MLE

Maximum Likelihood Estimation (MLE) is a powerful statistical method used for estimating the parameters of a statistical model. In the world of data science and statistics, MLE plays a pivotal role in various applications, such as regression analysis, machine learning, and deep learning. In this blog post, we will explore the concept of Maximum Likelihood Estimation and demonstrate how to implement it using the R programming language.

Understanding Maximum Likelihood Estimation #

• At its core, MLE is a method for estimating the parameters of a statistical model.

• The fundamental idea behind MLE is to find the parameter values that maximize the likelihood function.

• The likelihood function represents the probability of observing the given data under a specific statistical model.

• By maximizing this function, we find the most probable values for the model parameters.

Implementing Maximum Likelihood Estimation in R #

• Let’s consider a simple example to understand how MLE works in R.

• Suppose we have a dataset of observations that follows a normal distribution, and we want to estimate the mean and standard deviation of this distribution using MLE.

Step 1: Define the Likelihood Function #

• In our case, the likelihood function corresponds to the probability density function of the normal distribution.

• In R, this function is defined as follows:

likelihood <- function(data, mean, sd) {
  sum(dnorm(data, mean = mean, sd = sd, log = TRUE))
}

• Here, data represents the observed data, mean is the mean of the normal distribution, sd is the standard deviation, and dnorm is the R function for the probability density function of the normal distribution.

Step 2: Maximize the Likelihood Function #

• To find the MLE estimates for the mean and standard deviation, we can use optimization techniques available in R.

• One such method is the optim() function:

# Sample data
data <- c(2.5, 3.0, 2.8, 3.5, 3.2)

# Maximum Likelihood Estimation
mle_result <- optim(par = c(mean(data), sd(data)), fn = function(params) -likelihood(data, mean = params[1], sd = params[2]))

# MLE estimates
estimated_mean <- mle_result$par[1]
estimated_sd <- mle_result$par[2]

cat("MLE Estimate for Mean:", estimated_mean, "\n")
cat("MLE Estimate for Standard Deviation:", estimated_sd, "\n")

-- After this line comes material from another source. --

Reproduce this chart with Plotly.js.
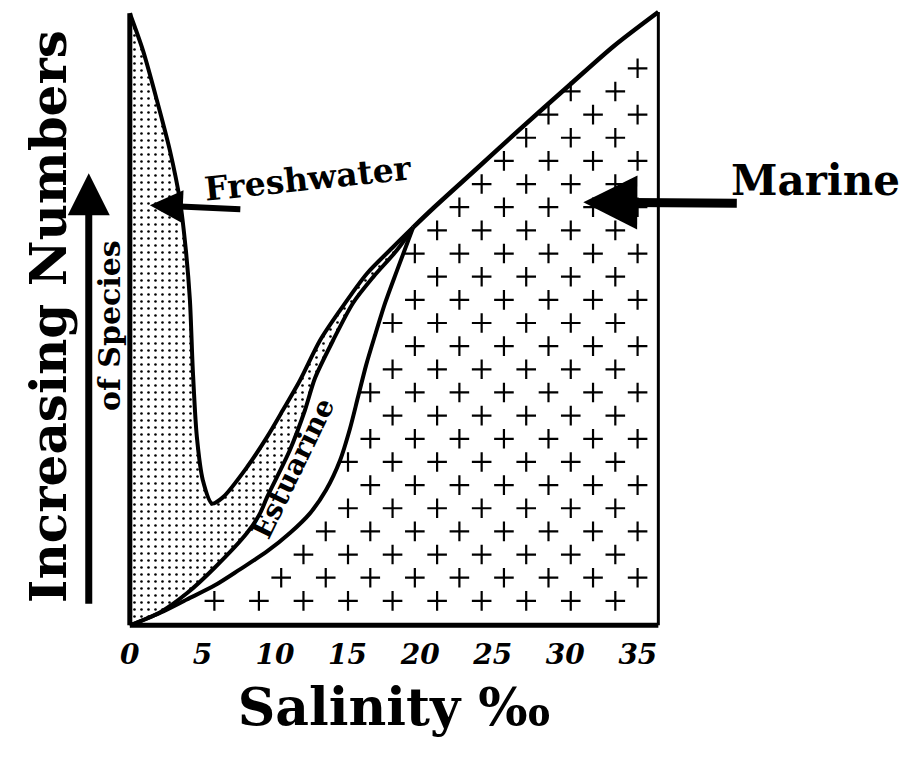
<!DOCTYPE html>
<html>
<head>
<meta charset="utf-8">
<script src="https://cdn.plot.ly/plotly-3.0.1.min.js"></script>
<style>html,body{margin:0;padding:0;background:#fff;}#chart{width:905px;height:762px;}</style>
</head>
<body>
<div id="chart"></div>
<script>
// ---- Data (salinity ‰ vs relative number of species, 0–100) ----
const salinityTicks = [0, 5, 10, 15, 20, 25, 30, 35];

// Freshwater curve (upper boundary of stippled area)
const freshX = [0, 0.90, 1.86, 2.76, 3.45, 3.86, 4.14, 4.34, 4.62, 5.03, 5.66, 6.41, 8.07, 9.45, 10.55, 11.72, 13.10, 14.48, 16.34, 18.14, 19.52];
const freshY = [99.5, 93.5, 85.4, 77.2, 69.1, 61.0, 52.9, 41.5, 30.6, 23.6, 19.8, 20.8, 25.7, 30.6, 35.0, 39.8, 46.3, 51.2, 57.2, 61.5, 64.7];

// Estuarine upper boundary (lower edge of stippled area)
const estUpperX = [0, 2.07, 3.93, 5.86, 8.07, 8.97, 9.45, 11.03, 12.07, 12.76, 14.00, 15.38, 16.76, 18.41, 19.52];
const estUpperY = [0, 2.1, 5.2, 9.4, 15.0, 18.2, 20.8, 28.5, 35.0, 40.2, 46.3, 52.4, 56.6, 61.0, 64.7];

// Estuarine lower boundary (left edge of marine area)
const estLowerX = [0, 2.07, 3.93, 5.86, 7.59, 9.45, 11.03, 12.41, 13.52, 14.48, 15.17, 15.72, 16.28, 16.90, 17.59, 18.41, 19.52];
const estLowerY = [0, 2.0, 4.2, 6.5, 9.1, 12.0, 15.0, 18.2, 22.0, 26.8, 32.0, 37.1, 42.3, 47.2, 52.4, 57.7, 64.7];

// Marine upper boundary
const marineTopX = [19.52, 20.90, 23.93, 26.90, 30.14, 33.31, 36.41];
const marineTopY = [64.7, 67.8, 74.3, 80.7, 87.5, 94.1, 99.7];
const marineMaxSalinity = 36.41;

// ---- Geometry of the frame (pixels) ----
const W = 905, H = 762;
const xr = [-0.4, 36.8], yr = [-0.6, 101];
const pxPerX = 14.5, pxPerY = 6.15;
const x0px = 130, y0px = 625;
const mL = x0px + xr[0] * pxPerX;
const plotW = (xr[1] - xr[0]) * pxPerX;
const mR = W - mL - plotW;
const mB = H - (y0px - yr[0] * pxPerY);
const plotH = (yr[1] - yr[0]) * pxPerY;
const mT = H - mB - plotH;
const px2paperX = p => (p - mL) / plotW;
const px2paperY = p => (H - mB - p) / plotH;
const px2dataX = p => (p - x0px) / pxPerX;
const px2dataY = p => (y0px - p) / pxPerY;

const FONT = "'DejaVu Serif', 'Liberation Serif', serif";

// ---- Regions ----
const stipX = freshX.concat(estUpperX.slice().reverse());
const stipY = freshY.concat(estUpperY.slice().reverse());

const marX = estLowerX.concat(marineTopX.slice(1), [marineMaxSalinity]);
const marY = estLowerY.concat(marineTopY.slice(1), [0]);

// '+' texture for the marine region (decorative fill pattern)
function inside(px, py, xs, ys) {
  let c = false;
  for (let i = 0, j = xs.length - 1; i < xs.length; j = i++) {
    if (((ys[i] > py) !== (ys[j] > py)) &&
        (px < (xs[j] - xs[i]) * (py - ys[i]) / (ys[j] - ys[i]) + xs[i])) c = !c;
  }
  return c;
}
const patX = [], patY = [];
const stepX = 44.5 / pxPerX, stepY = 23.15 / pxPerY;
for (let k = -18; k <= 10; k++) {
  const yy = 64.2 + k * stepY;
  const off = (Math.abs(k) % 2 === 1) ? stepX / 2 : 0;
  for (let j = -9; j <= 6; j++) {
    const xx = 21.17 + j * stepX + off;
    const ok = inside(xx - 0.55, yy, marX, marY) && inside(xx + 0.55, yy, marX, marY) &&
               inside(xx, yy - 1.2, marX, marY) && inside(xx, yy + 1.2, marX, marY);
    if (ok) { patX.push(xx); patY.push(yy); }
  }
}

const black = '#000';
const LW = 4;
const traces = [
  { type: 'scatter', x: marX, y: marY, mode: 'lines', fill: 'toself', fillcolor: '#fff',
    line: { width: 0 }, hoverinfo: 'skip', name: 'Marine area' },
  { type: 'scatter', x: patX, y: patY, mode: 'markers', hoverinfo: 'skip', name: 'marine texture',
    marker: { symbol: 'cross-thin', size: 14, color: black, line: { width: 2.2, color: black } } },
  { type: 'scatter', x: stipX, y: stipY, mode: 'lines', fill: 'toself', fillcolor: '#fff',
    fillpattern: { shape: '.', size: 7, solidity: 0.11, fgcolor: black, bgcolor: '#fff' },
    line: { width: 0 }, hoverinfo: 'skip', name: 'Freshwater area' },
  { type: 'scatter', x: freshX, y: freshY, mode: 'lines', line: { color: black, width: LW, shape: 'spline', smoothing: 0.8 }, name: 'Freshwater' },
  { type: 'scatter', x: estUpperX, y: estUpperY, mode: 'lines', line: { color: black, width: LW, shape: 'spline', smoothing: 0.8 }, name: 'Estuarine upper' },
  { type: 'scatter', x: estLowerX, y: estLowerY, mode: 'lines', line: { color: black, width: LW, shape: 'spline', smoothing: 0.8 }, name: 'Estuarine lower' },
  { type: 'scatter', x: marineTopX, y: marineTopY, mode: 'lines', line: { color: black, width: 4.5, shape: 'spline', smoothing: 0.8 }, name: 'Marine' },
  { type: 'scatter', x: [marineMaxSalinity, marineMaxSalinity], y: [0, marineTopY[marineTopY.length - 1]], mode: 'lines', line: { color: black, width: 3 }, name: 'right edge' },
  { type: 'scatter', x: [0, 0], y: [0, freshY[0]], mode: 'lines', line: { color: black, width: 5 }, name: 'y axis' },
  { type: 'scatter', x: [0, marineMaxSalinity], y: [0, 0], mode: 'lines', line: { color: black, width: 5 }, name: 'x axis' }
];

const layout = {
  width: W, height: H,
  margin: { l: mL, r: mR, t: mT, b: mB, autoexpand: false },
  paper_bgcolor: '#fff', plot_bgcolor: '#fff',
  showlegend: false, hovermode: false,
  xaxis: {
    range: xr, showgrid: false, zeroline: false, showline: false,
    tickmode: 'array', tickvals: salinityTicks, ticktext: salinityTicks.map(String),
    ticks: '', ticklabelstandoff: 6,
    tickfont: { family: FONT, size: 28, weight: 'bold', style: 'italic', color: black },
    title: { text: 'Salinity ‰', standoff: 18, font: { family: FONT, size: 52, weight: 'bold', color: black } }
  },
  yaxis: {
    range: yr, showgrid: false, zeroline: false, showline: false, showticklabels: false, ticks: '',
    title: { text: 'Increasing Numbers', standoff: 40, font: { family: FONT, size: 50, weight: 'bold', color: black } }
  },
  annotations: [
    { xref: 'paper', yref: 'paper', x: px2paperX(109), y: px2paperY(325), xanchor: 'center', yanchor: 'middle',
      text: 'of Species', showarrow: false,
      textangle: -90, font: { family: FONT, size: 30, weight: 'bold', color: black } },
    { xref: 'paper', yref: 'paper', x: px2paperX(89), y: px2paperY(173), text: '', showarrow: true,
      ax: 0, ay: 432, arrowhead: 2, arrowsize: 1.2, arrowwidth: 7, arrowcolor: black },
    { xref: 'x', yref: 'y', x: px2dataX(308), y: px2dataY(178), xanchor: 'center', yanchor: 'middle',
      text: 'Freshwater', showarrow: false,
      textangle: -6, font: { family: FONT, size: 33, weight: 'bold', color: black } },
    { xref: 'x', yref: 'y', x: px2dataX(150), y: px2dataY(205), text: '', showarrow: true,
      ax: 92, ay: 4, arrowhead: 2, arrowsize: 1.1, arrowwidth: 6, arrowcolor: black },
    { xref: 'paper', yref: 'paper', x: px2paperX(815), y: px2paperY(180), xanchor: 'center', yanchor: 'middle',
      text: 'Marine', showarrow: false,
      font: { family: FONT, size: 42, weight: 'bold', color: black } },
    { xref: 'x', yref: 'y', x: px2dataX(583), y: px2dataY(202), text: '', showarrow: true,
      ax: 155, ay: 1, arrowhead: 2, arrowsize: 1.2, arrowwidth: 9, arrowcolor: black },
    { xref: 'x', yref: 'y', x: px2dataX(293), y: px2dataY(468), xanchor: 'center', yanchor: 'middle',
      text: 'Estuarine', showarrow: false,
      textangle: -64, font: { family: FONT, size: 28, weight: 'bold', color: black } }
  ]
};

Plotly.newPlot('chart', traces, layout, { staticPlot: true, displayModeBar: false });
</script>
</body>
</html>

• In this example, the optim() function is used to find the parameter values that maximize the likelihood function.

• The negative sign is used because optim() performs minimization, so we minimize the negative log-likelihood to maximize the likelihood itself.

Conclusion #

• Maximum Likelihood Estimation is a fundamental concept in statistics and data science.

• In this blog post, we’ve explored the basic idea behind MLE and demonstrated how to implement it using the R programming language.

• By understanding and applying MLE, data scientists and statisticians can make informed decisions about model parameters, leading to more accurate and reliable analyses.

• As you delve deeper into the world of statistics and data analysis, mastering techniques like MLE will empower you to extract valuable insights from your data.